▸ Supplied material
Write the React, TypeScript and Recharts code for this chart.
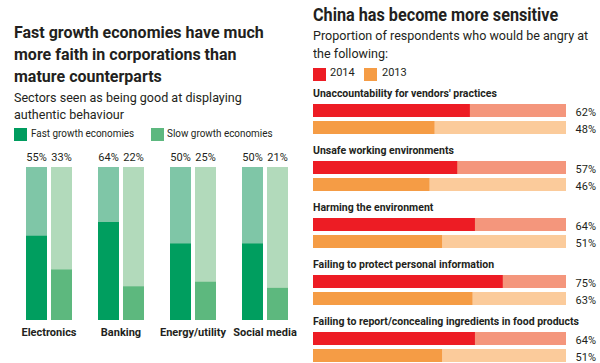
import React from "react";
import { BarChart, Bar, XAxis, YAxis, LabelList } from "recharts";

// left panel
const sectors = ["Electronics", "Banking", "Energy/utility", "Social media"];
const fastGrowth = [55, 64, 50, 50];
const slowGrowth = [33, 22, 25, 21];

// right panel
const issues = [
  "Unaccountability for vendors' practices",
  "Unsafe working environments",
  "Harming the environment",
  "Failing to protect personal information",
  "Failing to report/concealing ingredients in food products",
];
const angry2014 = [62, 57, 64, 75, 64];
const angry2013 = [48, 46, 51, 63, 51];

const sectorData = sectors.map((name, i) => ({ name, fast: fastGrowth[i], slow: slowGrowth[i] }));
const issueData = issues.map((name, i) => ({ name, y2014: angry2014[i], y2013: angry2013[i] }));

const FONT = "Roboto, 'Liberation Sans', sans-serif";
const INK = "#231f20";

const LEFT_TOP = 167;
const RIGHT_W = 300;
const RIGHT_MARGIN = { top: 90, right: 34, bottom: 5, left: 13 };
const RIGHT_PLOT_END = RIGHT_W - RIGHT_MARGIN.right;

const box = (p: any) => {
  const v = p.viewBox && p.viewBox.width !== undefined ? p.viewBox : p;
  return { x: Number(v.x), y: Number(v.y), width: Number(v.width), height: Number(v.height) };
};

const TopValue = (p: any) => {
  const b = box(p);
  return (
    <text x={b.x + b.width / 2} y={LEFT_TOP - 6} textAnchor="middle" fontSize={11} fill={INK} fontFamily={FONT}>
      {p.value}%
    </text>
  );
};

const RightValue = (p: any) => {
  const b = box(p);
  return (
    <text x={RIGHT_PLOT_END + 30} y={b.y + b.height / 2 + 5} textAnchor="end" fontSize={11} fill={INK} fontFamily={FONT}>
      {p.value}%
    </text>
  );
};

const IssueName = (p: any) => {
  const b = box(p);
  return (
    <text x={b.x} y={b.y - 7} fontSize={10.5} fontWeight={700} fill={INK} fontFamily={FONT}>
      {p.value}
    </text>
  );
};

type TxtProps = {
  left: number;
  top: number;
  size: number;
  lh: number;
  bold?: boolean;
  sx?: number;
  children: React.ReactNode;
};

const Txt = ({ left, top, size, lh, bold, sx = 1, children }: TxtProps) => (
  <div
    style={{
      position: "absolute",
      left,
      top,
      fontFamily: FONT,
      fontSize: size,
      lineHeight: `${lh}px`,
      fontWeight: bold ? 700 : 400,
      color: INK,
      whiteSpace: "nowrap",
      transform: `scaleX(${sx})`,
      transformOrigin: "0 0",
    }}
  >
    {children}
  </div>
);

const Swatch = ({ left, top, color }: { left: number; top: number; color: string }) => (
  <div style={{ position: "absolute", left, top, width: 13, height: 13, background: color }} />
);

export default function App() {
  return (
    <div style={{ position: "absolute", left: 0, top: 0, width: 600, height: 363, overflow: "hidden", background: "#fff" }}>
      <Txt left={14} top={21.5} size={16.5} lh={22} bold sx={0.97}>
        Fast growth economies have much
        <br />
        more faith in corporations than
        <br />
        mature counterparts
      </Txt>
      <Txt left={14} top={89} size={13.5} lh={17} sx={0.93}>
        Sectors seen as being good at displaying
        <br />
        authentic behaviour
      </Txt>
      <Swatch left={14} top={128} color="#009c5f" />
      <Txt left={31} top={126.5} size={11} lh={14} sx={0.9}>
        Fast growth economies
      </Txt>
      <Swatch left={151} top={128} color="#5db87f" />
      <Txt left={167} top={126.5} size={11} lh={14} sx={0.9}>
        Slow growth economies
      </Txt>

      <div style={{ position: "absolute", left: 0, top: 0 }}>
        <BarChart
          width={310}
          height={363}
          data={sectorData}
          margin={{ top: LEFT_TOP, right: 9, bottom: 13, left: 13 }}
          barCategoryGap={13}
          barGap={4}
        >
          <XAxis
            dataKey="name"
            axisLine={false}
            tickLine={false}
            height={30}
            interval={0}
            tick={{ fill: INK, fontSize: 11, fontWeight: 700, fontFamily: FONT }}
          />
          <YAxis hide domain={[0, 100]} />
          <Bar dataKey="fast" fill="#009e5f" background={{ fill: "#7fc6a7" }} isAnimationActive={false}>
            <LabelList dataKey="fast" content={TopValue} />
          </Bar>
          <Bar dataKey="slow" fill="#5db87e" background={{ fill: "#b2dabb" }} isAnimationActive={false}>
            <LabelList dataKey="slow" content={TopValue} />
          </Bar>
        </BarChart>
      </div>

      <Txt left={313} top={2.5} size={18} lh={24} bold sx={0.9}>
        China has become more sensitive
      </Txt>
      <Txt left={313} top={26} size={13.5} lh={18} sx={0.93}>
        Proportion of respondents who would be angry at
        <br />
        the following:
      </Txt>
      <Swatch left={313} top={68} color="#ed1c24" />
      <Txt left={330} top={66} size={11} lh={14}>
        2014
      </Txt>
      <Swatch left={364} top={68} color="#f59c45" />
      <Txt left={382} top={66} size={11} lh={14}>
        2013
      </Txt>

      <div style={{ position: "absolute", left: 300, top: 0 }}>
        <BarChart
          layout="vertical"
          width={RIGHT_W}
          height={380}
          data={issueData}
          margin={RIGHT_MARGIN}
          barSize={13}
          barGap={4}
        >
          <XAxis type="number" hide domain={[0, 100]} />
          <YAxis type="category" dataKey="name" hide />
          <Bar dataKey="y2014" fill="#ed1c24" background={{ fill: "#f4967c" }} isAnimationActive={false}>
            <LabelList dataKey="name" content={IssueName} />
            <LabelList dataKey="y2014" content={RightValue} />
          </Bar>
          <Bar dataKey="y2013" fill="#f59c45" background={{ fill: "#fbcb9b" }} isAnimationActive={false}>
            <LabelList dataKey="y2013" content={RightValue} />
          </Bar>
        </BarChart>
      </div>
    </div>
  );
}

▸ Instructions to follow
Set down the complete material exactly, but do not include the images.

▸ Complete answer
Write the React, TypeScript and Recharts code for this chart.
import React from "react";
import { BarChart, Bar, XAxis, YAxis, LabelList } from "recharts";

// left panel
const sectors = ["Electronics", "Banking", "Energy/utility", "Social media"];
const fastGrowth = [55, 64, 50, 50];
const slowGrowth = [33, 22, 25, 21];

// right panel
const issues = [
  "Unaccountability for vendors' practices",
  "Unsafe working environments",
  "Harming the environment",
  "Failing to protect personal information",
  "Failing to report/concealing ingredients in food products",
];
const angry2014 = [62, 57, 64, 75, 64];
const angry2013 = [48, 46, 51, 63, 51];

const sectorData = sectors.map((name, i) => ({ name, fast: fastGrowth[i], slow: slowGrowth[i] }));
const issueData = issues.map((name, i) => ({ name, y2014: angry2014[i], y2013: angry2013[i] }));

const FONT = "Roboto, 'Liberation Sans', sans-serif";
const INK = "#231f20";

const LEFT_TOP = 167;
const RIGHT_W = 300;
const RIGHT_MARGIN = { top: 90, right: 34, bottom: 5, left: 13 };
const RIGHT_PLOT_END = RIGHT_W - RIGHT_MARGIN.right;

const box = (p: any) => {
  const v = p.viewBox && p.viewBox.width !== undefined ? p.viewBox : p;
  return { x: Number(v.x), y: Number(v.y), width: Number(v.width), height: Number(v.height) };
};

const TopValue = (p: any) => {
  const b = box(p);
  return (
    <text x={b.x + b.width / 2} y={LEFT_TOP - 6} textAnchor="middle" fontSize={11} fill={INK} fontFamily={FONT}>
      {p.value}%
    </text>
  );
};

const RightValue = (p: any) => {
  const b = box(p);
  return (
    <text x={RIGHT_PLOT_END + 30} y={b.y + b.height / 2 + 5} textAnchor="end" fontSize={11} fill={INK} fontFamily={FONT}>
      {p.value}%
    </text>
  );
};

const IssueName = (p: any) => {
  const b = box(p);
  return (
    <text x={b.x} y={b.y - 7} fontSize={10.5} fontWeight={700} fill={INK} fontFamily={FONT}>
      {p.value}
    </text>
  );
};

type TxtProps = {
  left: number;
  top: number;
  size: number;
  lh: number;
  bold?: boolean;
  sx?: number;
  children: React.ReactNode;
};

const Txt = ({ left, top, size, lh, bold, sx = 1, children }: TxtProps) => (
  <div
    style={{
      position: "absolute",
      left,
      top,
      fontFamily: FONT,
      fontSize: size,
      lineHeight: `${lh}px`,
      fontWeight: bold ? 700 : 400,
      color: INK,
      whiteSpace: "nowrap",
      transform: `scaleX(${sx})`,
      transformOrigin: "0 0",
    }}
  >
    {children}
  </div>
);

const Swatch = ({ left, top, color }: { left: number; top: number; color: string }) => (
  <div style={{ position: "absolute", left, top, width: 13, height: 13, background: color }} />
);

export default function App() {
  return (
    <div style={{ position: "absolute", left: 0, top: 0, width: 600, height: 363, overflow: "hidden", background: "#fff" }}>
      <Txt left={14} top={21.5} size={16.5} lh={22} bold sx={0.97}>
        Fast growth economies have much
        <br />
        more faith in corporations than
        <br />
        mature counterparts
      </Txt>
      <Txt left={14} top={89} size={13.5} lh={17} sx={0.93}>
        Sectors seen as being good at displaying
        <br />
        authentic behaviour
      </Txt>
      <Swatch left={14} top={128} color="#009c5f" />
      <Txt left={31} top={126.5} size={11} lh={14} sx={0.9}>
        Fast growth economies
      </Txt>
      <Swatch left={151} top={128} color="#5db87f" />
      <Txt left={167} top={126.5} size={11} lh={14} sx={0.9}>
        Slow growth economies
      </Txt>

      <div style={{ position: "absolute", left: 0, top: 0 }}>
        <BarChart
          width={310}
          height={363}
          data={sectorData}
          margin={{ top: LEFT_TOP, right: 9, bottom: 13, left: 13 }}
          barCategoryGap={13}
          barGap={4}
        >
          <XAxis
            dataKey="name"
            axisLine={false}
            tickLine={false}
            height={30}
            interval={0}
            tick={{ fill: INK, fontSize: 11, fontWeight: 700, fontFamily: FONT }}
          />
          <YAxis hide domain={[0, 100]} />
          <Bar dataKey="fast" fill="#009e5f" background={{ fill: "#7fc6a7" }} isAnimationActive={false}>
            <LabelList dataKey="fast" content={TopValue} />
          </Bar>
          <Bar dataKey="slow" fill="#5db87e" background={{ fill: "#b2dabb" }} isAnimationActive={false}>
            <LabelList dataKey="slow" content={TopValue} />
          </Bar>
        </BarChart>
      </div>

      <Txt left={313} top={2.5} size={18} lh={24} bold sx={0.9}>
        China has become more sensitive
      </Txt>
      <Txt left={313} top={26} size={13.5} lh={18} sx={0.93}>
        Proportion of respondents who would be angry at
        <br />
        the following:
      </Txt>
      <Swatch left={313} top={68} color="#ed1c24" />
      <Txt left={330} top={66} size={11} lh={14}>
        2014
      </Txt>
      <Swatch left={364} top={68} color="#f59c45" />
      <Txt left={382} top={66} size={11} lh={14}>
        2013
      </Txt>

      <div style={{ position: "absolute", left: 300, top: 0 }}>
        <BarChart
          layout="vertical"
          width={RIGHT_W}
          height={380}
          data={issueData}
          margin={RIGHT_MARGIN}
          barSize={13}
          barGap={4}
        >
          <XAxis type="number" hide domain={[0, 100]} />
          <YAxis type="category" dataKey="name" hide />
          <Bar dataKey="y2014" fill="#ed1c24" background={{ fill: "#f4967c" }} isAnimationActive={false}>
            <LabelList dataKey="name" content={IssueName} />
            <LabelList dataKey="y2014" content={RightValue} />
          </Bar>
          <Bar dataKey="y2013" fill="#f59c45" background={{ fill: "#fbcb9b" }} isAnimationActive={false}>
            <LabelList dataKey="y2013" content={RightValue} />
          </Bar>
        </BarChart>
      </div>
    </div>
  );
}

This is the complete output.